TO BE DONE
Starting at the first line of the data, print each line verbatim up to and including the line bearing "0 ? '0' : d.toFixed(1));", omitting pictures.
***
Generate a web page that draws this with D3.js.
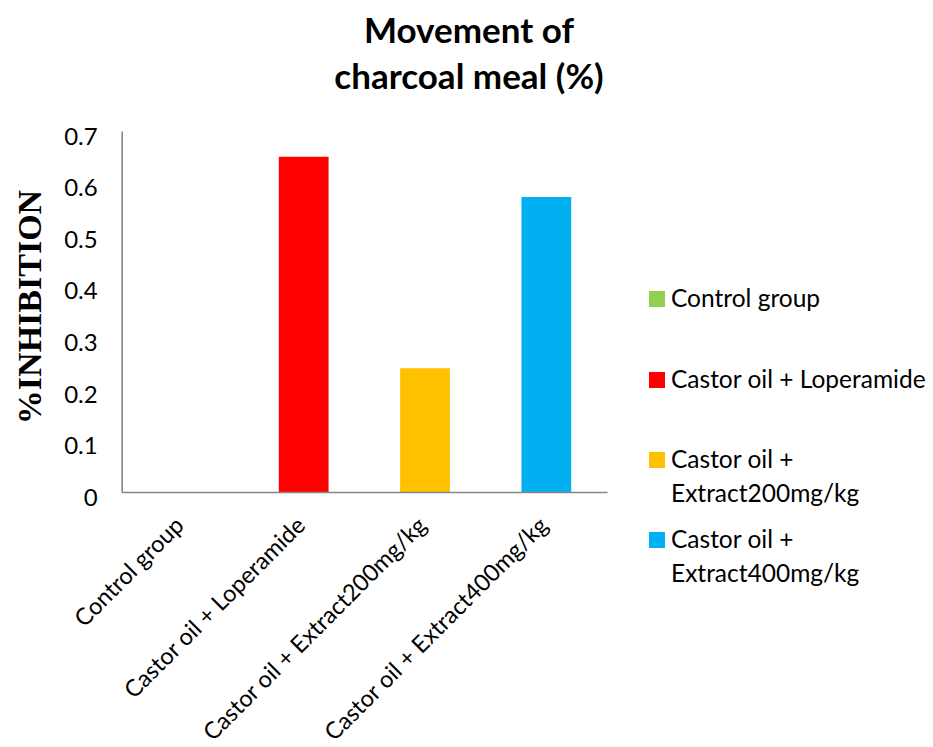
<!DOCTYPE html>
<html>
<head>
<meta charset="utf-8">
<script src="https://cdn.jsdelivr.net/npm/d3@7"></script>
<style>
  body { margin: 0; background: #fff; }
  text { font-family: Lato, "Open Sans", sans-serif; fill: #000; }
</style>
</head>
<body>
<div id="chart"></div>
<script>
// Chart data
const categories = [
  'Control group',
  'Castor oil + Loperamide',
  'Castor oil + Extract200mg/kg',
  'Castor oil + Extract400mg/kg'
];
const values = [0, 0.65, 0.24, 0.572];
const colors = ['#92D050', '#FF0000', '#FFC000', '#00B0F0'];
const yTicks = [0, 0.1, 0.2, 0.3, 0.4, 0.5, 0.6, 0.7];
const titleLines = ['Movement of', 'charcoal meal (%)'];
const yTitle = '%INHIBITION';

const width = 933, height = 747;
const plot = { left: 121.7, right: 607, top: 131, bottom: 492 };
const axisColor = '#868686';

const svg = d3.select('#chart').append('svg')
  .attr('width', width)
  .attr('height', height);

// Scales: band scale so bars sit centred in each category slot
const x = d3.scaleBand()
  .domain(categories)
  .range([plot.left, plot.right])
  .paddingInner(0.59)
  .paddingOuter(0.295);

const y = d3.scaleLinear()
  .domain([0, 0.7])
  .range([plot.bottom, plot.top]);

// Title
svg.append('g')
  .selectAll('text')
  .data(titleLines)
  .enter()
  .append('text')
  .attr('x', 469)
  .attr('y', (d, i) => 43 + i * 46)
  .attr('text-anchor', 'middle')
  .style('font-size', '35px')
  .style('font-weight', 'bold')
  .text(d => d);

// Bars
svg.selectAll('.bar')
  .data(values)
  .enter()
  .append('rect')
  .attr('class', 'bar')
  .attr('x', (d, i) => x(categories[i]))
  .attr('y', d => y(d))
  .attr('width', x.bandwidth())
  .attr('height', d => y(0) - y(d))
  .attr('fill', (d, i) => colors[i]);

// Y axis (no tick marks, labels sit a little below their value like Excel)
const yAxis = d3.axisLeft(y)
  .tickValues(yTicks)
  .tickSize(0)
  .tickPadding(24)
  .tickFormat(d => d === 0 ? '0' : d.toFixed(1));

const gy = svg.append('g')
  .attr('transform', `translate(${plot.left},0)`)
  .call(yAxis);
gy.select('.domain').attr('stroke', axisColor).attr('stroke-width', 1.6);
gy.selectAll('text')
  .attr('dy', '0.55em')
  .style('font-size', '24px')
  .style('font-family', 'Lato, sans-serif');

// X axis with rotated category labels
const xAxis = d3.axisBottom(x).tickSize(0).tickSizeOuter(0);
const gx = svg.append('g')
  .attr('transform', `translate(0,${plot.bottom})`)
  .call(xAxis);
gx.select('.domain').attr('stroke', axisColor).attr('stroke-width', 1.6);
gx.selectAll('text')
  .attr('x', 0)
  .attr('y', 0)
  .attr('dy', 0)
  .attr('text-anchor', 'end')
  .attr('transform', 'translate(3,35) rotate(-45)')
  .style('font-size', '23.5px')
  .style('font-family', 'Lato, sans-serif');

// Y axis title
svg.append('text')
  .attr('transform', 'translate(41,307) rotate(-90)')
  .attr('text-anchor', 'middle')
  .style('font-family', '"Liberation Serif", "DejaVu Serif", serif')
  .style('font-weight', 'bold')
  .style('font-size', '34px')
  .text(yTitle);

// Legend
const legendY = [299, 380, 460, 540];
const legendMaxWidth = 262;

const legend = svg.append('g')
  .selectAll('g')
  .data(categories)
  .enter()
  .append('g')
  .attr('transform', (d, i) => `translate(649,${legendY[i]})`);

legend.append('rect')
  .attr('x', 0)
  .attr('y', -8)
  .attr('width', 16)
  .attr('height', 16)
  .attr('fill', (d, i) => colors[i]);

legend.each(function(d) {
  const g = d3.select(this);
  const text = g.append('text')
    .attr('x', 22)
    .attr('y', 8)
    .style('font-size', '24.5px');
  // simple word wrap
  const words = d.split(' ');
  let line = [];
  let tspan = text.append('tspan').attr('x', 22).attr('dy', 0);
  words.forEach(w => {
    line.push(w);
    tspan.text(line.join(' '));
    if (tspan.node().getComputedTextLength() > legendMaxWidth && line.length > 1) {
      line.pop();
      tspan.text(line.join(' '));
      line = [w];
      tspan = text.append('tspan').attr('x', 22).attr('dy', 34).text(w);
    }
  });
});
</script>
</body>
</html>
***
FINISHED ANSWER
Generate a web page that draws this with D3.js.
<!DOCTYPE html>
<html>
<head>
<meta charset="utf-8">
<script src="https://cdn.jsdelivr.net/npm/d3@7"></script>
<style>
  body { margin: 0; background: #fff; }
  text { font-family: Lato, "Open Sans", sans-serif; fill: #000; }
</style>
</head>
<body>
<div id="chart"></div>
<script>
// Chart data
const categories = [
  'Control group',
  'Castor oil + Loperamide',
  'Castor oil + Extract200mg/kg',
  'Castor oil + Extract400mg/kg'
];
const values = [0, 0.65, 0.24, 0.572];
const colors = ['#92D050', '#FF0000', '#FFC000', '#00B0F0'];
const yTicks = [0, 0.1, 0.2, 0.3, 0.4, 0.5, 0.6, 0.7];
const titleLines = ['Movement of', 'charcoal meal (%)'];
const yTitle = '%INHIBITION';

const width = 933, height = 747;
const plot = { left: 121.7, right: 607, top: 131, bottom: 492 };
const axisColor = '#868686';

const svg = d3.select('#chart').append('svg')
  .attr('width', width)
  .attr('height', height);

// Scales: band scale so bars sit centred in each category slot
const x = d3.scaleBand()
  .domain(categories)
  .range([plot.left, plot.right])
  .paddingInner(0.59)
  .paddingOuter(0.295);

const y = d3.scaleLinear()
  .domain([0, 0.7])
  .range([plot.bottom, plot.top]);

// Title
svg.append('g')
  .selectAll('text')
  .data(titleLines)
  .enter()
  .append('text')
  .attr('x', 469)
  .attr('y', (d, i) => 43 + i * 46)
  .attr('text-anchor', 'middle')
  .style('font-size', '35px')
  .style('font-weight', 'bold')
  .text(d => d);

// Bars
svg.selectAll('.bar')
  .data(values)
  .enter()
  .append('rect')
  .attr('class', 'bar')
  .attr('x', (d, i) => x(categories[i]))
  .attr('y', d => y(d))
  .attr('width', x.bandwidth())
  .attr('height', d => y(0) - y(d))
  .attr('fill', (d, i) => colors[i]);

// Y axis (no tick marks, labels sit a little below their value like Excel)
const yAxis = d3.axisLeft(y)
  .tickValues(yTicks)
  .tickSize(0)
  .tickPadding(24)
  .tickFormat(d => d === 0 ? '0' : d.toFixed(1));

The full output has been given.